I mean, obviously I know the answer to this question. People are tying to help, first and foremost. They want you to feel better about your problems, whatever they are, even if you have no real reason to feel better in that moment. You have to at least have the hope that things will turn around, so you can stop yourself from wallowing in a pit of sadness, right? So people will say just about anything to inspire that hope, even in a situation that doesn’t warrant optimism.
Plus, it makes everyone uncomfortable to be around a sad person. Nobody knows what to say, or where to look, or what to do with their hands. It’s awkward. But you know what isn’t awkward? Encouraging positivity! It’s the easiest way to diffuse the gross energy that someone’s problems bring to the party, so obviously it’s the first tool in everyone’s arsenal.
But the thing about being told to look on the bright side is that it doesn’t always help. In fact, in some cases it’s downright insulting.
If your mother gets diagnosed with terminal cancer and you’re trying to make peace with the idea of losing her, it doesn’t help you at all to be told that she could make a miraculous recovery. It’s just a setback in your emotional processing. When you find out that you’re not going to be able to have the wedding you’ve been planning for the better part of a year because a virus closed down most of the country, it’s tone-deaf and irritating to have someone say, “Think of what a great story this will make!”
Not every bad thing that happens to you is a character-building experience. Sometimes it’s just a really, really bad thing. Not every problem that arises can be solved with Yankee ingenuity and elbow grease. Sometimes you’re completely screwed, and there’s nothing anyone can do about it.
And it should be okay to acknowledge that. But if you ever try, you’ll get told to how important it is to stay positive.
So let me say, on behalf of everyone on the other side of that particular piece of unsolicited encouragement: fuck your positivity, okay?
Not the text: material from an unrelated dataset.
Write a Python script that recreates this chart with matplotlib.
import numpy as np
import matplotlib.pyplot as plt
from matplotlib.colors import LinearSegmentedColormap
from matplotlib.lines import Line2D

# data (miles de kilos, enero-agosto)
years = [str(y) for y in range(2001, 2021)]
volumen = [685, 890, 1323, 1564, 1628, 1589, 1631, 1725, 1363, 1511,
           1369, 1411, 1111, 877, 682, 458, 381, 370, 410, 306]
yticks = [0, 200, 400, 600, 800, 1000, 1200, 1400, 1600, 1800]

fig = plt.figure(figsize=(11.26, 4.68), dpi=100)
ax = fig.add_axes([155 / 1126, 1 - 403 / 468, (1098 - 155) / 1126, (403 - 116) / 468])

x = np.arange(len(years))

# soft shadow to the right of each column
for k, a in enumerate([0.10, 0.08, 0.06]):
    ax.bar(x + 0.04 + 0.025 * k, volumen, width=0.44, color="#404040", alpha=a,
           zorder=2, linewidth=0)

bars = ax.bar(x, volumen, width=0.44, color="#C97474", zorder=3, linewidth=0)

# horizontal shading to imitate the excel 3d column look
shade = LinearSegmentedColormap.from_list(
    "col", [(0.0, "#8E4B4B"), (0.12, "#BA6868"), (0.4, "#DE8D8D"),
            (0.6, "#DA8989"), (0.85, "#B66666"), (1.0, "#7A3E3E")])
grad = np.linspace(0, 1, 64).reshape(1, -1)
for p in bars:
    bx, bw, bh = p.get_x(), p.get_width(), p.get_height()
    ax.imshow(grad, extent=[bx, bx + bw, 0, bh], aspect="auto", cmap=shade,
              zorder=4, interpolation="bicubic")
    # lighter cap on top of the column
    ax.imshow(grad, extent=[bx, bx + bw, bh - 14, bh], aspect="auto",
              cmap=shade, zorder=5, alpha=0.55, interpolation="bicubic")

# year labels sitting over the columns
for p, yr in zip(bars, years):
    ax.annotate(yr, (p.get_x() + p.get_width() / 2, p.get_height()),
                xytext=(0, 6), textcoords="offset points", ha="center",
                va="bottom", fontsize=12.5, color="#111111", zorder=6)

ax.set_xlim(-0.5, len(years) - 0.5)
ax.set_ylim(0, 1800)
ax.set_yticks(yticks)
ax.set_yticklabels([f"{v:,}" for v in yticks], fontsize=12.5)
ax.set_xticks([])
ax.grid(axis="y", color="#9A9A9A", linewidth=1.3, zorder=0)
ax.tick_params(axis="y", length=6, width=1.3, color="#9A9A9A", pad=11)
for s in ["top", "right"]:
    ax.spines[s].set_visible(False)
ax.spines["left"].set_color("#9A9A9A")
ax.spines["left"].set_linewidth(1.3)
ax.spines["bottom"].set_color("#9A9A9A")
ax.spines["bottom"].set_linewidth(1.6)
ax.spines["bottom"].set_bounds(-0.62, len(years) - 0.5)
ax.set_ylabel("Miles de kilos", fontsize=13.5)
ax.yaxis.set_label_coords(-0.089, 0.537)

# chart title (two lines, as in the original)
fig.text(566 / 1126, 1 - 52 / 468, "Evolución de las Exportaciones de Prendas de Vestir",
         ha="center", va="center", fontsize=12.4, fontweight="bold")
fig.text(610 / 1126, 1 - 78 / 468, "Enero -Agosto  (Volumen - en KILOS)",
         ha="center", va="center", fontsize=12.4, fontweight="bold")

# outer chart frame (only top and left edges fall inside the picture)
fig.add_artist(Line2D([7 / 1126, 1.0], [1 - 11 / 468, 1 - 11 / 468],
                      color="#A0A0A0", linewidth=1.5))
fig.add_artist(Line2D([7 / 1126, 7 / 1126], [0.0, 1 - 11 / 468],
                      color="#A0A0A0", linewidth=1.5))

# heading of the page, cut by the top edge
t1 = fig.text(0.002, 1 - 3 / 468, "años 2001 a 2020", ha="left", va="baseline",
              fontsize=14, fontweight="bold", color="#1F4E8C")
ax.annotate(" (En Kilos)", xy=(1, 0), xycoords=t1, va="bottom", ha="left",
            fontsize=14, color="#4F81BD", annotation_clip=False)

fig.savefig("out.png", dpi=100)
Sometimes everything sucks, and it’s okay to acknowledge that it sucks. We live in a culture that’s pretty much demonized not Making The Best Of Things at all times, and it’s not really doing anyone any favors.
I learned this week that there’s actually a term for what I’m talking about. It’s called toxic positivity, and it’s defined as “the concept that focusing on so-called positive emotions and rejecting anything that may trigger negative emotions is the right way to live life.” The toxicity comes from the fact that this approach essentially cuts out any outlet for your negative feelings.
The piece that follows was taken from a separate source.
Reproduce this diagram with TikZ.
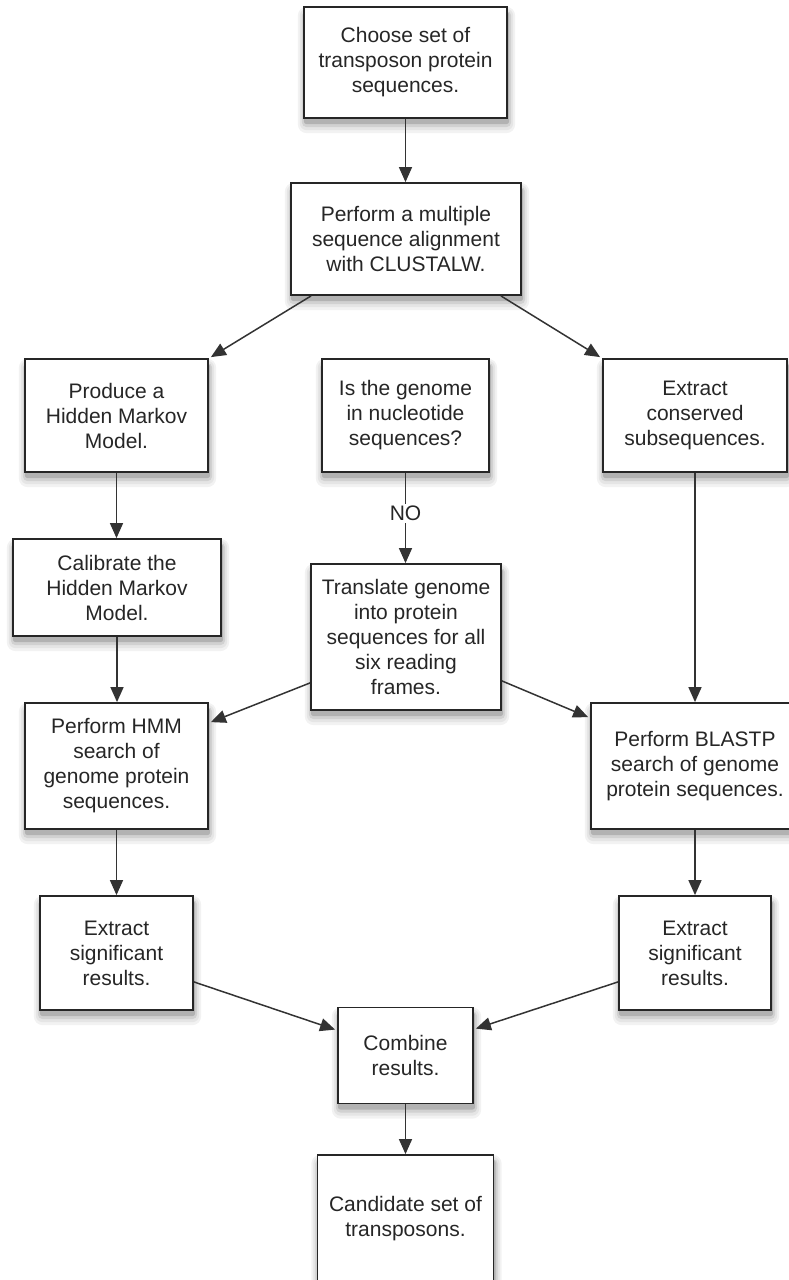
\documentclass[tikz,border=0pt]{standalone}
\usepackage{fontspec}
\setmainfont{Liberation Sans}
\usetikzlibrary{arrows.meta,calc}
\begin{document}
\begin{tikzpicture}[x=1pt,y=1pt,
  box/.style={draw=black!85, line width=1.8pt, fill=white, rectangle, inner sep=0pt,
    align=center, text=black!85, font=\fontsize{21}{25}\selectfont},
  shd/.style={fill=black!#1, draw=none},
  conn/.style={draw=black!80, line width=1.5pt, -{Triangle[length=15pt,width=13pt]}},
  lbl/.style={fill=white, inner sep=2pt, text=black!85, font=\fontsize{21}{25}\selectfont}
]
\useasboundingbox (0,0) rectangle (788,-1280);
% shadow helper coordinates are defined by the boxes; draw shadows first using invisible nodes
\foreach \nm/\cx/\cy/\w/\h in {choose/405.5/-62.5/203/111, mult/406/-239/230/112, hmm/116.5/-415.5/183/113,
  genome/405.5/-415.5/167/113, cons/695/-415.5/184/113, calib/117/-587.5/208/97, trans/406/-637/190/146,
  hmms/116.5/-766/183/126, blast/695/-766/208/126, sigL/116.5/-953/153/114, sigR/695/-953/152/114,
  comb/405.5/-1055.5/135/96, cand/405.5/-1219/176/128}{
  \node[minimum width=\w, minimum height=\h, inner sep=0pt, draw=none] (s\nm) at (\cx,\cy) {};
  \fill[black!5, rounded corners=9pt] ($(s\nm.south west)+(-6,-15)$) rectangle ($(s\nm.north east)+(8,0)$);
  \fill[black!10, rounded corners=7pt] ($(s\nm.south west)+(-4,-12)$) rectangle ($(s\nm.north east)+(6,-2)$);
  \fill[black!18, rounded corners=5pt] ($(s\nm.south west)+(-2,-9)$) rectangle ($(s\nm.north east)+(4,-4)$);
  \fill[black!30, rounded corners=3pt] ($(s\nm.south west)+(0,-6)$) rectangle ($(s\nm.north east)+(2,-5)$);
}
\node[box, minimum width=203, minimum height=111] (choose) at (405.5,-62.5) {Choose set of\\transposon protein\\sequences.};
\node[box, minimum width=230, minimum height=112] (mult) at (406,-239) {Perform a multiple\\sequence alignment\\with CLUSTALW.};
\node[box, minimum width=183, minimum height=113] (hmm) at (116.5,-415.5) {Produce a\\Hidden Markov\\Model.};
\node[box, minimum width=167, minimum height=113] (genome) at (405.5,-415.5) {Is the genome\\in nucleotide\\sequences?};
\node[box, minimum width=184, minimum height=113] (cons) at (695,-415.5) {Extract\\conserved\\subsequences.};
\node[box, minimum width=208, minimum height=97] (calib) at (117,-587.5) {Calibrate the\\Hidden Markov\\Model.};
\node[box, minimum width=190, minimum height=146] (trans) at (406,-637) {Translate genome\\into protein\\sequences for all\\six reading\\frames.};
\node[box, minimum width=183, minimum height=126] (hmms) at (116.5,-766) {Perform HMM\\search of\\genome protein\\sequences.};
\node[box, minimum width=208, minimum height=126] (blast) at (695,-766) {Perform BLASTP\\search of genome\\protein sequences.};
\node[box, minimum width=153, minimum height=114] (sigL) at (116.5,-953) {Extract\\significant\\results.};
\node[box, minimum width=152, minimum height=114] (sigR) at (695,-953) {Extract\\significant\\results.};
\node[box, minimum width=135, minimum height=96] (comb) at (405.5,-1055.5) {Combine\\results.};
\node[box, minimum width=176, minimum height=128] (cand) at (405.5,-1219) {Candidate set of\\transposons.};

\draw[conn] (choose.south) -- (choose.south |- mult.north);
\draw[conn] ($(mult.south west)+(21,0)$) -- ($(hmm.north east)+(2,1)$);
\draw[conn] ($(mult.south east)+(-21,0)$) -- ($(cons.north west)+(-2,1)$);
\draw[conn] (hmm.south) -- (hmm.south |- calib.north);
\draw[conn] (genome.south) -- node[lbl, pos=0.45] (no) {NO} (genome.south |- trans.north);
\draw[conn] (calib.south) -- (calib.south |- hmms.north);
\draw[conn] ($(trans.south west)+(0,28)$) -- ($(hmms.north east)+(2,-20)$);
\draw[conn] ($(trans.south east)+(0,30)$) -- ($(blast.north west)+(-2,-15)$);
\draw[conn] (cons.south) -- (cons.south |- blast.north);
\draw[conn] (hmms.south) -- (hmms.south |- sigL.north);
\draw[conn] (blast.south) -- (blast.south |- sigR.north);
\draw[conn] ($(sigL.south east)+(0,29)$) -- ($(comb.north west)+(-2,-23)$);
\draw[conn] ($(sigR.south west)+(0,29)$) -- ($(comb.north east)+(2,-22)$);
\draw[conn] (comb.south) -- (comb.south |- cand.north);
\end{tikzpicture}
\end{document}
Toxic positivity is the reason behind every platitude you’ve ever been fed while trying to vent to a friend about a legitimately shitty situation. It’s the reason that you feel like you can’t complain too much, or feel too bad about what you’re going through, or take too long to get over something awful that happened. You’re infected with this idea that staying positive is the only correct response to hardship.
And I want to say again, louder for the people in the back: fuck your positivity, seriously.
If you’re having a bad day, have a bad day. You don’t have to bend over backwards to make yourself focus on the fact that tomorrow will (read: might) be better. You don’t have to reject your feelings to uphold the current cultural standard of constant optimism. You’re allowed to feel bad.
I don’t have a profound conclusion for this piece, by the way. I just think it’s time we remember that we don’t live in a binary system where optimism is always right and pessimism is always wrong, you know?